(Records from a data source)
************
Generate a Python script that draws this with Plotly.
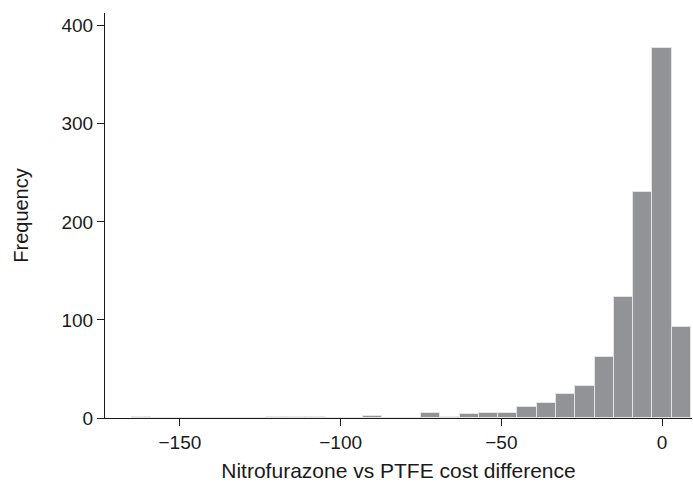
import plotly.graph_objects as go

bin_centers = [-162, -156, -150, -144, -138, -132, -126, -120, -114, -108, -102, -96, -90, -84,
               -78, -72, -66, -60, -54, -48, -42, -36, -30, -24, -18, -12, -6, 0, 6]
counts = [1, 0, 0, 0, 0, 0, 0, 1, 1, 1, 0, 0, 2, 0,
          0, 5, 1, 4, 5, 5, 11, 15, 24, 33, 62, 123, 230, 377, 93]
bin_width = 6
x_ticks = [-150, -100, -50, 0]
y_ticks = [0, 100, 200, 300, 400]

fig = go.Figure(go.Bar(
    x=bin_centers, y=counts, width=bin_width,
    marker=dict(color="#929396", line=dict(color="#e4e4e4", width=1)),
))

font = dict(family="Liberation Sans, Arial, sans-serif", size=19, color="#1a1a1a")
fig.update_layout(
    width=693, height=486,
    margin=dict(l=105, r=1, t=13, b=68),
    plot_bgcolor="white", paper_bgcolor="white",
    font=font, showlegend=False, bargap=0,
)
fig.update_xaxes(
    range=[-173.3, 9.3], tickvals=x_ticks, ticks="outside", ticklen=7, tickcolor="#1a1a1a",
    showline=True, linecolor="#1a1a1a", linewidth=1, showgrid=False, zeroline=False,
    automargin=False,
    title=dict(text="Nitrofurazone vs PTFE cost difference", font=dict(size=21), standoff=11),
)
fig.update_yaxes(
    range=[0, 413], tickvals=y_ticks, ticks="outside", ticklen=7, tickcolor="#1a1a1a",
    showline=True, linecolor="#1a1a1a", linewidth=1, showgrid=False, zeroline=False,
    automargin=False,
    title=dict(text="Frequency", font=dict(size=20), standoff=27),
)
fig.write_html("out.html")
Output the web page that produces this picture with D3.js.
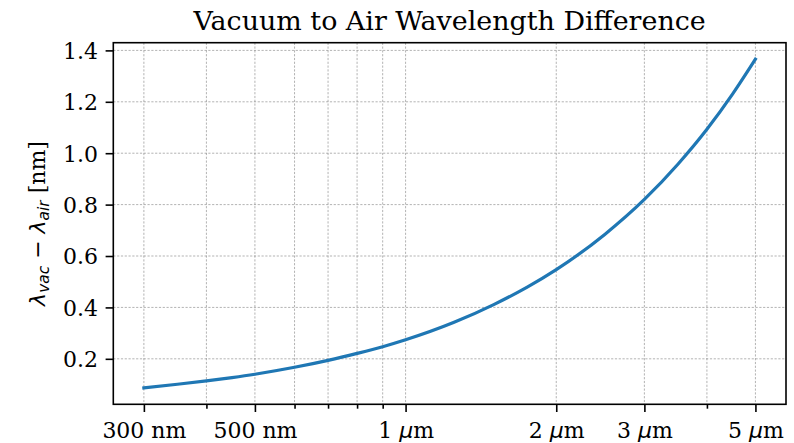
<!DOCTYPE html>
<html>
<head>
<meta charset="utf-8">
<script src="https://cdn.jsdelivr.net/npm/d3@7"></script>
<style>
  body { margin: 0; background: #fff; }
  svg text { font-family: "DejaVu Serif", serif; fill: #000; }
</style>
</head>
<body>
<div id="chart"></div>
<script>
// wavelength (nm) and vacuum - air difference (nm)
const wavelengths = [300, 350, 400, 450, 500, 600, 700, 800, 900, 1000, 1250, 1500, 1750, 2000, 2500, 3000, 3500, 4000, 4500, 5000];
const differences = [0.087, 0.101, 0.114, 0.127, 0.140, 0.167, 0.194, 0.221, 0.247, 0.274, 0.342, 0.411, 0.479, 0.547, 0.684, 0.820, 0.957, 1.093, 1.230, 1.366];

const xMajorTicks = [300, 500, 1000, 2000, 3000, 5000];
const xTickNumbers = ["300", "500", "1", "2", "3", "5"];
const xTickUnits = ["nm", "nm", "μm", "μm", "μm", "μm"];
const xMinorTicks = [400, 600, 700, 800, 900, 4000];
const yTicks = [0.2, 0.4, 0.6, 0.8, 1.0, 1.2, 1.4];

const width = 794, height = 443;
const margin = { top: 42.7, right: 8, bottom: 38.7, left: 113.3 };
const plotW = width - margin.left - margin.right;
const plotH = height - margin.top - margin.bottom;

const data = wavelengths.map((w, i) => ({ w: w, d: differences[i] }));

// matplotlib style 5% margins (log space for x)
const lx = d3.extent(wavelengths).map(Math.log10);
const padX = (lx[1] - lx[0]) * 0.05;
const ey = d3.extent(differences);
const padY = (ey[1] - ey[0]) * 0.05;

const x = d3.scaleLog()
    .domain([Math.pow(10, lx[0] - padX), Math.pow(10, lx[1] + padX)])
    .range([0, plotW]);
const y = d3.scaleLinear()
    .domain([ey[0] - padY, ey[1] + padY])
    .range([plotH, 0]);

const svg = d3.select("#chart").append("svg")
    .attr("width", width)
    .attr("height", height);

const g = svg.append("g")
    .attr("transform", `translate(${margin.left},${margin.top})`);

// grid
const gridStyle = sel => sel
    .attr("stroke", "#7f7f7f")
    .attr("stroke-width", 0.6)
    .attr("stroke-dasharray", "2.2,1.6");

g.append("g").selectAll("line")
    .data(xMajorTicks.concat(xMinorTicks))
    .join("line")
    .attr("x1", d => x(d)).attr("x2", d => x(d))
    .attr("y1", 0).attr("y2", plotH)
    .call(gridStyle);

g.append("g").selectAll("line")
    .data(yTicks)
    .join("line")
    .attr("x1", 0).attr("x2", plotW)
    .attr("y1", d => y(d)).attr("y2", d => y(d))
    .call(gridStyle);

// curve
const line = d3.line()
    .x(d => x(d.w))
    .y(d => y(d.d))
    .curve(d3.curveMonotoneX);

g.append("path")
    .datum(data)
    .attr("fill", "none")
    .attr("stroke", "#1f77b4")
    .attr("stroke-width", 3.2)
    .attr("stroke-linecap", "square")
    .attr("d", line);

// axes
const xAxis = g.append("g")
    .attr("transform", `translate(0,${plotH})`)
    .call(d3.axisBottom(x).tickValues(xMajorTicks).tickSize(7.7).tickPadding(7.7).tickFormat(""));
const xMinor = g.append("g")
    .attr("transform", `translate(0,${plotH})`)
    .call(d3.axisBottom(x).tickValues(xMinorTicks).tickSize(4.4).tickFormat(""));
const yAxis = g.append("g")
    .call(d3.axisLeft(y).tickValues(yTicks).tickSize(7.7).tickPadding(7.7).tickFormat(d3.format(".1f")));

[xAxis, xMinor, yAxis].forEach(a => {
    a.select(".domain").remove();
    a.selectAll(".tick line").attr("stroke", "#000").attr("stroke-width", 1.6);
});

yAxis.selectAll(".tick text")
    .attr("font-size", 22)
    .attr("font-family", "DejaVu Serif")
    .attr("dy", "0.36em");

// x tick labels: number + unit, mathtext style μ
xAxis.selectAll(".tick").each(function (d, i) {
    const t = d3.select(this).append("text")
        .attr("y", 33.5)
        .attr("text-anchor", "middle")
        .attr("font-size", 22)
        .attr("fill", "#000");
    t.append("tspan").text(xTickNumbers[i] + " ");
    if (xTickUnits[i] === "μm") {
        t.append("tspan").attr("font-family", "DejaVu Sans").attr("font-style", "italic").text("μ");
        t.append("tspan").text("m");
    } else {
        t.append("tspan").text(xTickUnits[i]);
    }
});

// frame
g.append("rect")
    .attr("width", plotW)
    .attr("height", plotH)
    .attr("fill", "none")
    .attr("stroke", "#000")
    .attr("stroke-width", 1.6);

// title
svg.append("text")
    .attr("x", margin.left + plotW / 2)
    .attr("y", 30)
    .attr("text-anchor", "middle")
    .attr("font-size", 26.9)
    .text("Vacuum to Air Wavelength Difference");

// y label: λ_vac − λ_air [nm]
const yl = svg.append("text")
    .attr("transform", `translate(45,${margin.top + plotH / 2}) rotate(-90)`)
    .attr("text-anchor", "middle")
    .attr("font-size", 22);
const sans = "DejaVu Sans";
yl.append("tspan").attr("font-family", sans).attr("font-style", "italic").text("λ");
yl.append("tspan").attr("font-family", sans).attr("font-style", "italic")
    .attr("font-size", 15.4).attr("dy", 4).text("vac");
yl.append("tspan").attr("font-family", sans).attr("dy", -4).text(" − ");
yl.append("tspan").attr("font-family", sans).attr("font-style", "italic").text("λ");
yl.append("tspan").attr("font-family", sans).attr("font-style", "italic")
    .attr("font-size", 15.4).attr("dy", 4).text("air");
yl.append("tspan").attr("dy", -4).text(" [nm]");
</script>
</body>
</html>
************
Leave out the pictures and transcribe exactly the lines from the one containing "Output the web" through the one containing "1.093, 1.230, 1.366];".

**Final result**
Output the web page that produces this picture with D3.js.
<!DOCTYPE html>
<html>
<head>
<meta charset="utf-8">
<script src="https://cdn.jsdelivr.net/npm/d3@7"></script>
<style>
  body { margin: 0; background: #fff; }
  svg text { font-family: "DejaVu Serif", serif; fill: #000; }
</style>
</head>
<body>
<div id="chart"></div>
<script>
// wavelength (nm) and vacuum - air difference (nm)
const wavelengths = [300, 350, 400, 450, 500, 600, 700, 800, 900, 1000, 1250, 1500, 1750, 2000, 2500, 3000, 3500, 4000, 4500, 5000];
const differences = [0.087, 0.101, 0.114, 0.127, 0.140, 0.167, 0.194, 0.221, 0.247, 0.274, 0.342, 0.411, 0.479, 0.547, 0.684, 0.820, 0.957, 1.093, 1.230, 1.366];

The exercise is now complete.